* [Task]:
Search the records for "chart" and copy each line that holds it.

* [Supplied material]:
▼

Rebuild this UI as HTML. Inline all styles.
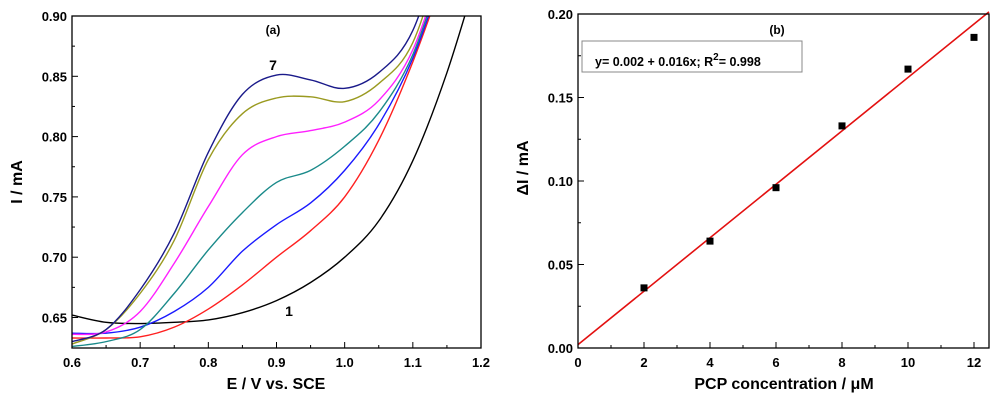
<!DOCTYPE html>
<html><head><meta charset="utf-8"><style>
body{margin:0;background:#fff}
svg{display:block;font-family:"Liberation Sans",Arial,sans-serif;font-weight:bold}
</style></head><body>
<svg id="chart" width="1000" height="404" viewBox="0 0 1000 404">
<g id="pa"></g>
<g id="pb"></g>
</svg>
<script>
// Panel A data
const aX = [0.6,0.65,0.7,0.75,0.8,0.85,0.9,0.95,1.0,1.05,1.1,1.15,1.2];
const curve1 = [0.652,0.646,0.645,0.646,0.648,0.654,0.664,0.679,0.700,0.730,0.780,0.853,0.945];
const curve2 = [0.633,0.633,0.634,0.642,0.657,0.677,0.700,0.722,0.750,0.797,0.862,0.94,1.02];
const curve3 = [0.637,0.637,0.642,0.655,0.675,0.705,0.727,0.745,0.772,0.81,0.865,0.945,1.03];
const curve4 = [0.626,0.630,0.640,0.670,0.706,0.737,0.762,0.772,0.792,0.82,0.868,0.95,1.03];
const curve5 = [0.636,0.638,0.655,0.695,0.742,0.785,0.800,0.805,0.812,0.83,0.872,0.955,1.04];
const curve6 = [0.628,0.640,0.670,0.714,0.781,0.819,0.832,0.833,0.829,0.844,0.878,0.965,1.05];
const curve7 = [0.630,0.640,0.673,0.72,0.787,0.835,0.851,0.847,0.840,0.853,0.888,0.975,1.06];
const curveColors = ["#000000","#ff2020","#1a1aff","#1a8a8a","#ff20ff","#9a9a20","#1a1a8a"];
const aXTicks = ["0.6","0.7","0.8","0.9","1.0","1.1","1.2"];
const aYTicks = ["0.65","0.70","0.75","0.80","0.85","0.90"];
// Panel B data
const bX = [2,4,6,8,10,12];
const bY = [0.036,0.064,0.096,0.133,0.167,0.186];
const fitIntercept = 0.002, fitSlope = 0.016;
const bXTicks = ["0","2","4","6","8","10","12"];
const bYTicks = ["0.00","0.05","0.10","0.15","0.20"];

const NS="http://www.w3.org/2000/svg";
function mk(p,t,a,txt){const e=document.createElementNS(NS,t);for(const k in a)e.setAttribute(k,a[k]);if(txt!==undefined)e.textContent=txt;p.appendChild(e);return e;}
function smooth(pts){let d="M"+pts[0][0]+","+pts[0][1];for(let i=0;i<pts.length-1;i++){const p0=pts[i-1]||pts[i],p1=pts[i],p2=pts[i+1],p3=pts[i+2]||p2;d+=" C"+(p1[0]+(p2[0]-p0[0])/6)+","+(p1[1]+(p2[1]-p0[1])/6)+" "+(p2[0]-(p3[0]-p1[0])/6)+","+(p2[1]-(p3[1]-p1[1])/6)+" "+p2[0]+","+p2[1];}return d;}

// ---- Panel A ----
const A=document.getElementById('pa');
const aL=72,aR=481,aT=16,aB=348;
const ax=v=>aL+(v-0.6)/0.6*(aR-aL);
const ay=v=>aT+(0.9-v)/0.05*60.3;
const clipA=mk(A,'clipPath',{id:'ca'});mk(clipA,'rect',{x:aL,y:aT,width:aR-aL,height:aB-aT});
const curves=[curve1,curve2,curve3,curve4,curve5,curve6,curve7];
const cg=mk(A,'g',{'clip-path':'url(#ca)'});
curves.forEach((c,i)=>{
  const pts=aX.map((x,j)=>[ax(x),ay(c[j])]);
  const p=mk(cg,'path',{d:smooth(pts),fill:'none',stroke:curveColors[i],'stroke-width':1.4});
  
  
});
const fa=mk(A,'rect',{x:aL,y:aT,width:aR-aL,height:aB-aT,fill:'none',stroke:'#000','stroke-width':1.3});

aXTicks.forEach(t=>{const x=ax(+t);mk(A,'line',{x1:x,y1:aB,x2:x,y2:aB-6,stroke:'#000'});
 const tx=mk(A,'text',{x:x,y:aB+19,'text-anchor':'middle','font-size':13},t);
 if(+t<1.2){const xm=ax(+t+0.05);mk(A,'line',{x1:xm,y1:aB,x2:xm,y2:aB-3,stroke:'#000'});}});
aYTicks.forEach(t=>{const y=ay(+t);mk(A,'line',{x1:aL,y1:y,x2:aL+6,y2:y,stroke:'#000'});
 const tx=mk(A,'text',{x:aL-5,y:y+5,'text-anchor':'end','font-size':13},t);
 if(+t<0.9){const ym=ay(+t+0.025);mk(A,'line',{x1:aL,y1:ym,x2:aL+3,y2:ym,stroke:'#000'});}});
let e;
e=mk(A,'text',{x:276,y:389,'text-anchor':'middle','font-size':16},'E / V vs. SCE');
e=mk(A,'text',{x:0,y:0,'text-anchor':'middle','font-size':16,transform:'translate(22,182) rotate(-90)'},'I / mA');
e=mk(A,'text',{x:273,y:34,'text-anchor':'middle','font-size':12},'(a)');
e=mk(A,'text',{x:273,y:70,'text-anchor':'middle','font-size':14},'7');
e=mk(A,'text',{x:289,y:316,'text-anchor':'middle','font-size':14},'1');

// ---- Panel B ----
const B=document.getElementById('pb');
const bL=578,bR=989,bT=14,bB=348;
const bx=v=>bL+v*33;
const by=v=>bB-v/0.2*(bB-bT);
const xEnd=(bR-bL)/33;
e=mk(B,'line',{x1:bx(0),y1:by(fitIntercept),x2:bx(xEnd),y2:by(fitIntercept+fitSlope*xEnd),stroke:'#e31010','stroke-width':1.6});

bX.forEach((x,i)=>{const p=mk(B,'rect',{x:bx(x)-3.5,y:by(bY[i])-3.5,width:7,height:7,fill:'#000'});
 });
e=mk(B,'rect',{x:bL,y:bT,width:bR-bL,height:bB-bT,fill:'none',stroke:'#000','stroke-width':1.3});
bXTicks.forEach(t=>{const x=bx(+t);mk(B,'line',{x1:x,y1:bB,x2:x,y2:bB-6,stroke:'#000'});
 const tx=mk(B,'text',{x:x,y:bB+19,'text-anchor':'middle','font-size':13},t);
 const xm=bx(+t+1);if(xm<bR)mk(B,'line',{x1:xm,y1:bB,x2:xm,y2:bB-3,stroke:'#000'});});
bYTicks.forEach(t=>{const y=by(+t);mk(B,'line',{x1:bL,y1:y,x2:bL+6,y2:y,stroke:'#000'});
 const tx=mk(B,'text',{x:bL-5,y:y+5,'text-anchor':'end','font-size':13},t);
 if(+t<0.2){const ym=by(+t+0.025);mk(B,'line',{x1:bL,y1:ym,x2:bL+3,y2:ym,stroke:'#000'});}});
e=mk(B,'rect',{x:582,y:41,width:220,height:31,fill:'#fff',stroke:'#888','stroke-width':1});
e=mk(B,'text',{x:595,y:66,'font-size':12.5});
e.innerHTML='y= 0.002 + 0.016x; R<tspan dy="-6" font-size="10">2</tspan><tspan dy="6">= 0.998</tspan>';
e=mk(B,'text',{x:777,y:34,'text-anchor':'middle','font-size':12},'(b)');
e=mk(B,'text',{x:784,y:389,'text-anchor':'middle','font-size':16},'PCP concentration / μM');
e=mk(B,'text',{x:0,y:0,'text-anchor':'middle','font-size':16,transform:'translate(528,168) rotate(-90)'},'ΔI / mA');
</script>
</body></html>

▲
▼

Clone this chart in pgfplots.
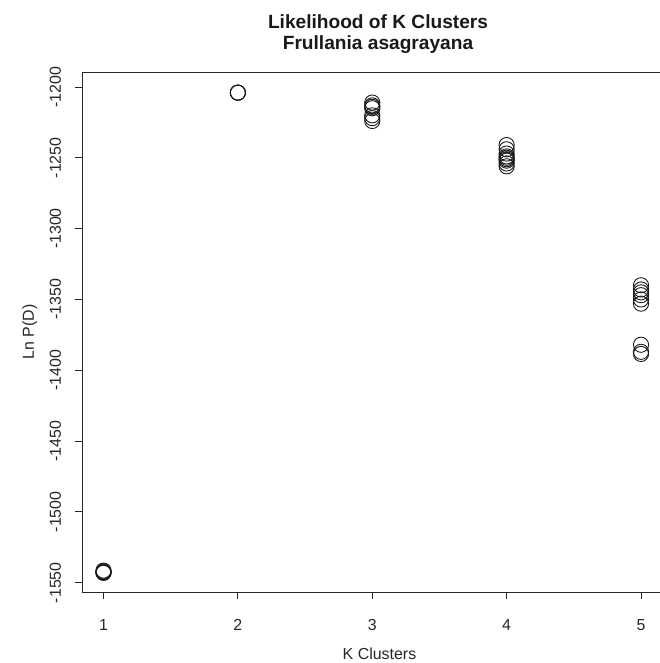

▲

* [Response to the task]:
<svg id="chart" width="1000" height="404" viewBox="0 0 1000 404">
Clone this chart in pgfplots.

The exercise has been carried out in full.